Of course, glaringly missing from the list of LinkedIn advisors is Facebook's new bunkmate, Goldman Sachs, which must've lost the beauty contest for the business outright, been excluded for its close relationship with Zuckerberg and (private) Co., or been knocked out of the running for its less than favorable reputation on Main Street as of late.

There is also another possible reason why Goldman's name is not on the list: it's already satisfied with its LinkedIn position.
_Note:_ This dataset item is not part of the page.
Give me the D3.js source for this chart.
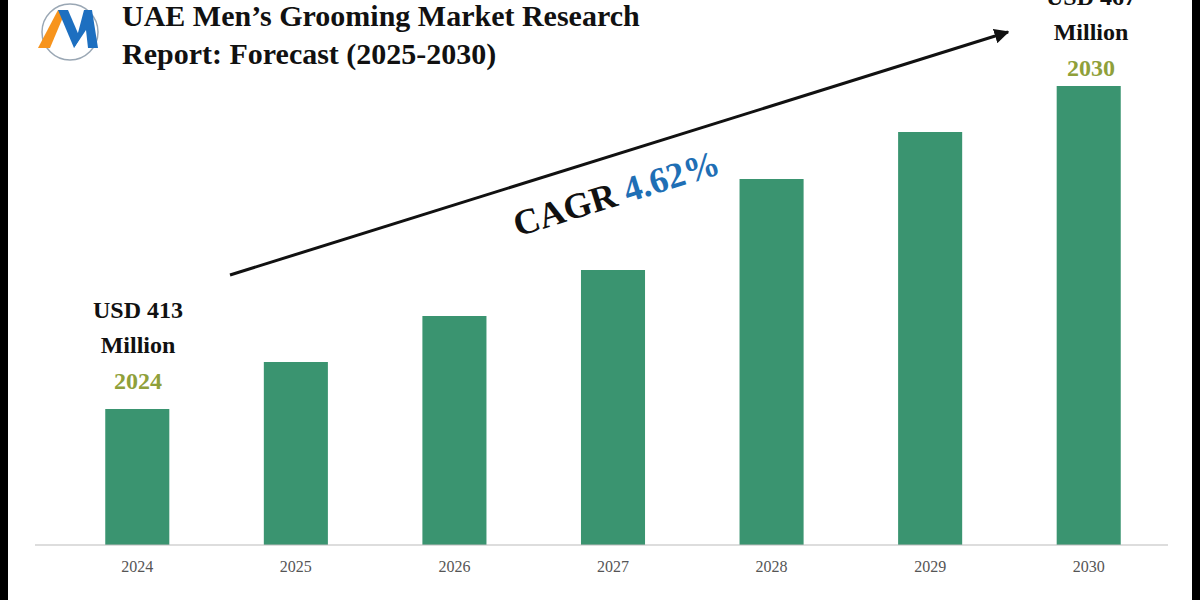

To explain: Although LinkedIn has been valued at a modest $2.2 billion (versus the $50 billion valuation that Facebook has recently been given), the firm's investors, including several venture capital and private equity firms, stand to make an extremely healthy return on their bets. The firms that have invested in various rounds of LinkedIn financing include Sequoia Capital, Greylock Partners, Bessemer Venture Capital Ventures, SAP Ventures, the McGraw Hill Companies, and none other than the private equity unit of Goldman Sachs.

Which begs the question: Is there anything Goldman doesn't have its tentacles wrapped around?